| What to work on |
Transcribe the records exactly. Pictures do not belong in the transcription.

Records with drawing code:
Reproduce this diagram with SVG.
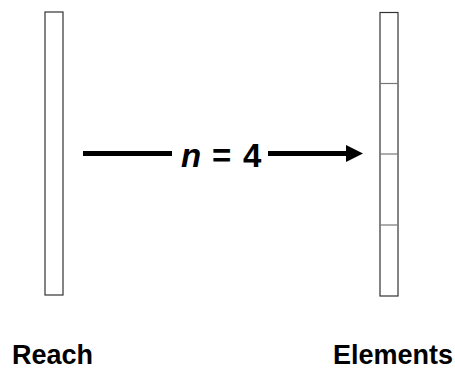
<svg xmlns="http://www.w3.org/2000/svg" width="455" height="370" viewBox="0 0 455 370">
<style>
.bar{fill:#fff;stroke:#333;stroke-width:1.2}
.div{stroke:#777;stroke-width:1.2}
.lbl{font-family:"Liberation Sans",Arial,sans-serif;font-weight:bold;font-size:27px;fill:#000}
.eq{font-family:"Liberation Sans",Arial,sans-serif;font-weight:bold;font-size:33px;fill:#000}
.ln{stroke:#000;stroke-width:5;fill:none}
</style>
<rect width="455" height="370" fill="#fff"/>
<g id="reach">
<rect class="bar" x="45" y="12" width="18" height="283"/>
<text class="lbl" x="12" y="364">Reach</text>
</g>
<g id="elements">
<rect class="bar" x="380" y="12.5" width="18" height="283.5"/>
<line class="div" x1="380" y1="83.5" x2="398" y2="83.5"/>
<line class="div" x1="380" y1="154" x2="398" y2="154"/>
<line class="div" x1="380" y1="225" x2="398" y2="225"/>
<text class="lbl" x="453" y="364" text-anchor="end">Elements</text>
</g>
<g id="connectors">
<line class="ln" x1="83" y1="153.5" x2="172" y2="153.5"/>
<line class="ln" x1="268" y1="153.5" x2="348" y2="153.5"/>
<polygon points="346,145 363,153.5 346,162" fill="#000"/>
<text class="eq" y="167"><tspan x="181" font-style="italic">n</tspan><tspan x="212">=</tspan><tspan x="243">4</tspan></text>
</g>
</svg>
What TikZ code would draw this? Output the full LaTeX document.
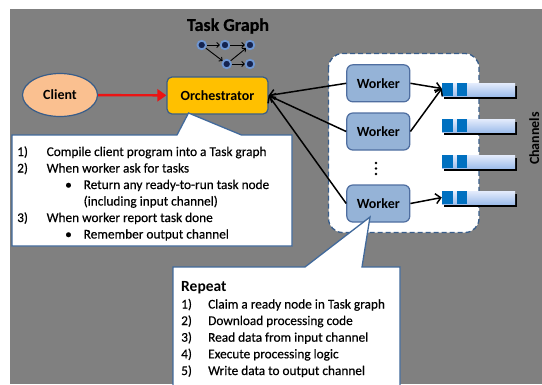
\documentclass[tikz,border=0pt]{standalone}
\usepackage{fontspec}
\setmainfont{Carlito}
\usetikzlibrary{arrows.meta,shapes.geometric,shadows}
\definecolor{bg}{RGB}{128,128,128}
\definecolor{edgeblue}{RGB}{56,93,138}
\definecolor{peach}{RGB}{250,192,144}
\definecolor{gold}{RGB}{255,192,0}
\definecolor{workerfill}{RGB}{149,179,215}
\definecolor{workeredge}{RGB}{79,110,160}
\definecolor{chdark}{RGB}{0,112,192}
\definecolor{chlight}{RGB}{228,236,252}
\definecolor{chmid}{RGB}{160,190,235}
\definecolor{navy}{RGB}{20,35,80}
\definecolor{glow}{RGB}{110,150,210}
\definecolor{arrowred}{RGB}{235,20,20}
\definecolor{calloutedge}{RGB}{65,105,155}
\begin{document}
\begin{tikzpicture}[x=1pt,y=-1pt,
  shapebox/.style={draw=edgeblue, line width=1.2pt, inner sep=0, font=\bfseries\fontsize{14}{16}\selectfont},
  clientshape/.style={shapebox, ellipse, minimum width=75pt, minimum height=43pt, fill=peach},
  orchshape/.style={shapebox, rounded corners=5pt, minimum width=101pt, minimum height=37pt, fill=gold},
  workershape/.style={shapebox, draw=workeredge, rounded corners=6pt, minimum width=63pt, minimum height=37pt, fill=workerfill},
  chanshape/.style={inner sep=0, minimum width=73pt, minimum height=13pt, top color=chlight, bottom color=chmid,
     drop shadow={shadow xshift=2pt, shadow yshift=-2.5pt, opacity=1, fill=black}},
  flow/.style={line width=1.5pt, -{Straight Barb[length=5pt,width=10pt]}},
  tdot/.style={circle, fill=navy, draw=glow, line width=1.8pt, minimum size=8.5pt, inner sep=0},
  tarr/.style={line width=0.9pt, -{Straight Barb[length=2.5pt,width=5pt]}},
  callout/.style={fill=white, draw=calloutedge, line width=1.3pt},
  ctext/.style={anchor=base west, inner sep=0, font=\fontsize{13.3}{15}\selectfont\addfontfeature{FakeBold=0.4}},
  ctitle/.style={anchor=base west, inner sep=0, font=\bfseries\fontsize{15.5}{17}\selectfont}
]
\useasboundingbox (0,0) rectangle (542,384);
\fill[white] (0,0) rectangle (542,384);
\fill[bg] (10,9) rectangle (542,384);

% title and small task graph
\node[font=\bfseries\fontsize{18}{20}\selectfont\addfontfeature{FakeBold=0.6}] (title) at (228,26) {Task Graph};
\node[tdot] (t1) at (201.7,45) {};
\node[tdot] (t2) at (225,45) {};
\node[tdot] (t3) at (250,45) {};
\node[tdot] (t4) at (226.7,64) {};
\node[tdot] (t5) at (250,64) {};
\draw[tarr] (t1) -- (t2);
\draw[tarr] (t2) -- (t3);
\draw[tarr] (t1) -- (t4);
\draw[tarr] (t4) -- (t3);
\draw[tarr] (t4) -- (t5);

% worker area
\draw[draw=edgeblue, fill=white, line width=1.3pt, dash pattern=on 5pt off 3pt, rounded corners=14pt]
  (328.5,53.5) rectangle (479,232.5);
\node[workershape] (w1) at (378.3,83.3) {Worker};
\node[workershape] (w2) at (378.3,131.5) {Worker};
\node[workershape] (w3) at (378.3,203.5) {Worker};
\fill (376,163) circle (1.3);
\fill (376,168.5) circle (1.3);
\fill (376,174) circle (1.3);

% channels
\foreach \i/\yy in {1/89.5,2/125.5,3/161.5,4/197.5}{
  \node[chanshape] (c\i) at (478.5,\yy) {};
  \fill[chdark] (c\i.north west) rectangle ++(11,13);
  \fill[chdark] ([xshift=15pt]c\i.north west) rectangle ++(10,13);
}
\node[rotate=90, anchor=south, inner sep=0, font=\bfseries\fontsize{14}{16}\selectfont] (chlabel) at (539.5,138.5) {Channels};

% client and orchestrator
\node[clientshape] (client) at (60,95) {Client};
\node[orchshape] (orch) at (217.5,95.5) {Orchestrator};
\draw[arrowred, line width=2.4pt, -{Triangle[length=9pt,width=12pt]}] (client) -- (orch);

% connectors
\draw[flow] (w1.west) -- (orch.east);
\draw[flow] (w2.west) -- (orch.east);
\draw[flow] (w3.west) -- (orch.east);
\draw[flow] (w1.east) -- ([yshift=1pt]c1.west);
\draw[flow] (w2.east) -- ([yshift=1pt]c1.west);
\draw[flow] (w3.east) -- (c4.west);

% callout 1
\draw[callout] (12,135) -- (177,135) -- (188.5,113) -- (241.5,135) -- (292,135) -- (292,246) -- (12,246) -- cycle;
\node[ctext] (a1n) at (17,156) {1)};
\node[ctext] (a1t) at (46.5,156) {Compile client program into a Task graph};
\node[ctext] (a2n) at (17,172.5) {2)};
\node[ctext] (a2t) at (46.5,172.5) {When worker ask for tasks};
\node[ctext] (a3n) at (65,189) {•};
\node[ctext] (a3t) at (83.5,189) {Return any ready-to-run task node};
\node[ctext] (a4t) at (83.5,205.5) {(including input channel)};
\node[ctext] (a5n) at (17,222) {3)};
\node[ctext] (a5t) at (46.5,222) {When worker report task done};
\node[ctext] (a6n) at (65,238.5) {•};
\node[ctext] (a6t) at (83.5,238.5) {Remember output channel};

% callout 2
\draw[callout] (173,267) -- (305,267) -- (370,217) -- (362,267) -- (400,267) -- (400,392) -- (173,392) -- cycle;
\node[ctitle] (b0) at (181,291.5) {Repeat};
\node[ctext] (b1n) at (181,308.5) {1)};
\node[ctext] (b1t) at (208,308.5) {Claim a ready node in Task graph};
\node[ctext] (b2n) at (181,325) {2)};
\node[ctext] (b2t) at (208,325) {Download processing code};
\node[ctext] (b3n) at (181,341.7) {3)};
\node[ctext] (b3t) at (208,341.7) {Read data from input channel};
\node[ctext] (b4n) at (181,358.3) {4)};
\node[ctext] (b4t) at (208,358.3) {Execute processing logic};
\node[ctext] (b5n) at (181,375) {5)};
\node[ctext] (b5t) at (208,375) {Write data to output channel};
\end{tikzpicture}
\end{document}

| Final answer |
Reproduce this diagram with SVG.
<svg xmlns="http://www.w3.org/2000/svg" width="455" height="370" viewBox="0 0 455 370">
<style>
.bar{fill:#fff;stroke:#333;stroke-width:1.2}
.div{stroke:#777;stroke-width:1.2}
.lbl{font-family:"Liberation Sans",Arial,sans-serif;font-weight:bold;font-size:27px;fill:#000}
.eq{font-family:"Liberation Sans",Arial,sans-serif;font-weight:bold;font-size:33px;fill:#000}
.ln{stroke:#000;stroke-width:5;fill:none}
</style>
<rect width="455" height="370" fill="#fff"/>
<g id="reach">
<rect class="bar" x="45" y="12" width="18" height="283"/>
<text class="lbl" x="12" y="364">Reach</text>
</g>
<g id="elements">
<rect class="bar" x="380" y="12.5" width="18" height="283.5"/>
<line class="div" x1="380" y1="83.5" x2="398" y2="83.5"/>
<line class="div" x1="380" y1="154" x2="398" y2="154"/>
<line class="div" x1="380" y1="225" x2="398" y2="225"/>
<text class="lbl" x="453" y="364" text-anchor="end">Elements</text>
</g>
<g id="connectors">
<line class="ln" x1="83" y1="153.5" x2="172" y2="153.5"/>
<line class="ln" x1="268" y1="153.5" x2="348" y2="153.5"/>
<polygon points="346,145 363,153.5 346,162" fill="#000"/>
<text class="eq" y="167"><tspan x="181" font-style="italic">n</tspan><tspan x="212">=</tspan><tspan x="243">4</tspan></text>
</g>
</svg>
What TikZ code would draw this? Output the full LaTeX document.
\documentclass[tikz,border=0pt]{standalone}
\usepackage{fontspec}
\setmainfont{Carlito}
\usetikzlibrary{arrows.meta,shapes.geometric,shadows}
\definecolor{bg}{RGB}{128,128,128}
\definecolor{edgeblue}{RGB}{56,93,138}
\definecolor{peach}{RGB}{250,192,144}
\definecolor{gold}{RGB}{255,192,0}
\definecolor{workerfill}{RGB}{149,179,215}
\definecolor{workeredge}{RGB}{79,110,160}
\definecolor{chdark}{RGB}{0,112,192}
\definecolor{chlight}{RGB}{228,236,252}
\definecolor{chmid}{RGB}{160,190,235}
\definecolor{navy}{RGB}{20,35,80}
\definecolor{glow}{RGB}{110,150,210}
\definecolor{arrowred}{RGB}{235,20,20}
\definecolor{calloutedge}{RGB}{65,105,155}
\begin{document}
\begin{tikzpicture}[x=1pt,y=-1pt,
  shapebox/.style={draw=edgeblue, line width=1.2pt, inner sep=0, font=\bfseries\fontsize{14}{16}\selectfont},
  clientshape/.style={shapebox, ellipse, minimum width=75pt, minimum height=43pt, fill=peach},
  orchshape/.style={shapebox, rounded corners=5pt, minimum width=101pt, minimum height=37pt, fill=gold},
  workershape/.style={shapebox, draw=workeredge, rounded corners=6pt, minimum width=63pt, minimum height=37pt, fill=workerfill},
  chanshape/.style={inner sep=0, minimum width=73pt, minimum height=13pt, top color=chlight, bottom color=chmid,
     drop shadow={shadow xshift=2pt, shadow yshift=-2.5pt, opacity=1, fill=black}},
  flow/.style={line width=1.5pt, -{Straight Barb[length=5pt,width=10pt]}},
  tdot/.style={circle, fill=navy, draw=glow, line width=1.8pt, minimum size=8.5pt, inner sep=0},
  tarr/.style={line width=0.9pt, -{Straight Barb[length=2.5pt,width=5pt]}},
  callout/.style={fill=white, draw=calloutedge, line width=1.3pt},
  ctext/.style={anchor=base west, inner sep=0, font=\fontsize{13.3}{15}\selectfont\addfontfeature{FakeBold=0.4}},
  ctitle/.style={anchor=base west, inner sep=0, font=\bfseries\fontsize{15.5}{17}\selectfont}
]
\useasboundingbox (0,0) rectangle (542,384);
\fill[white] (0,0) rectangle (542,384);
\fill[bg] (10,9) rectangle (542,384);

% title and small task graph
\node[font=\bfseries\fontsize{18}{20}\selectfont\addfontfeature{FakeBold=0.6}] (title) at (228,26) {Task Graph};
\node[tdot] (t1) at (201.7,45) {};
\node[tdot] (t2) at (225,45) {};
\node[tdot] (t3) at (250,45) {};
\node[tdot] (t4) at (226.7,64) {};
\node[tdot] (t5) at (250,64) {};
\draw[tarr] (t1) -- (t2);
\draw[tarr] (t2) -- (t3);
\draw[tarr] (t1) -- (t4);
\draw[tarr] (t4) -- (t3);
\draw[tarr] (t4) -- (t5);

% worker area
\draw[draw=edgeblue, fill=white, line width=1.3pt, dash pattern=on 5pt off 3pt, rounded corners=14pt]
  (328.5,53.5) rectangle (479,232.5);
\node[workershape] (w1) at (378.3,83.3) {Worker};
\node[workershape] (w2) at (378.3,131.5) {Worker};
\node[workershape] (w3) at (378.3,203.5) {Worker};
\fill (376,163) circle (1.3);
\fill (376,168.5) circle (1.3);
\fill (376,174) circle (1.3);

% channels
\foreach \i/\yy in {1/89.5,2/125.5,3/161.5,4/197.5}{
  \node[chanshape] (c\i) at (478.5,\yy) {};
  \fill[chdark] (c\i.north west) rectangle ++(11,13);
  \fill[chdark] ([xshift=15pt]c\i.north west) rectangle ++(10,13);
}
\node[rotate=90, anchor=south, inner sep=0, font=\bfseries\fontsize{14}{16}\selectfont] (chlabel) at (539.5,138.5) {Channels};

% client and orchestrator
\node[clientshape] (client) at (60,95) {Client};
\node[orchshape] (orch) at (217.5,95.5) {Orchestrator};
\draw[arrowred, line width=2.4pt, -{Triangle[length=9pt,width=12pt]}] (client) -- (orch);

% connectors
\draw[flow] (w1.west) -- (orch.east);
\draw[flow] (w2.west) -- (orch.east);
\draw[flow] (w3.west) -- (orch.east);
\draw[flow] (w1.east) -- ([yshift=1pt]c1.west);
\draw[flow] (w2.east) -- ([yshift=1pt]c1.west);
\draw[flow] (w3.east) -- (c4.west);

% callout 1
\draw[callout] (12,135) -- (177,135) -- (188.5,113) -- (241.5,135) -- (292,135) -- (292,246) -- (12,246) -- cycle;
\node[ctext] (a1n) at (17,156) {1)};
\node[ctext] (a1t) at (46.5,156) {Compile client program into a Task graph};
\node[ctext] (a2n) at (17,172.5) {2)};
\node[ctext] (a2t) at (46.5,172.5) {When worker ask for tasks};
\node[ctext] (a3n) at (65,189) {•};
\node[ctext] (a3t) at (83.5,189) {Return any ready-to-run task node};
\node[ctext] (a4t) at (83.5,205.5) {(including input channel)};
\node[ctext] (a5n) at (17,222) {3)};
\node[ctext] (a5t) at (46.5,222) {When worker report task done};
\node[ctext] (a6n) at (65,238.5) {•};
\node[ctext] (a6t) at (83.5,238.5) {Remember output channel};

% callout 2
\draw[callout] (173,267) -- (305,267) -- (370,217) -- (362,267) -- (400,267) -- (400,392) -- (173,392) -- cycle;
\node[ctitle] (b0) at (181,291.5) {Repeat};
\node[ctext] (b1n) at (181,308.5) {1)};
\node[ctext] (b1t) at (208,308.5) {Claim a ready node in Task graph};
\node[ctext] (b2n) at (181,325) {2)};
\node[ctext] (b2t) at (208,325) {Download processing code};
\node[ctext] (b3n) at (181,341.7) {3)};
\node[ctext] (b3t) at (208,341.7) {Read data from input channel};
\node[ctext] (b4n) at (181,358.3) {4)};
\node[ctext] (b4t) at (208,358.3) {Execute processing logic};
\node[ctext] (b5n) at (181,375) {5)};
\node[ctext] (b5t) at (208,375) {Write data to output channel};
\end{tikzpicture}
\end{document}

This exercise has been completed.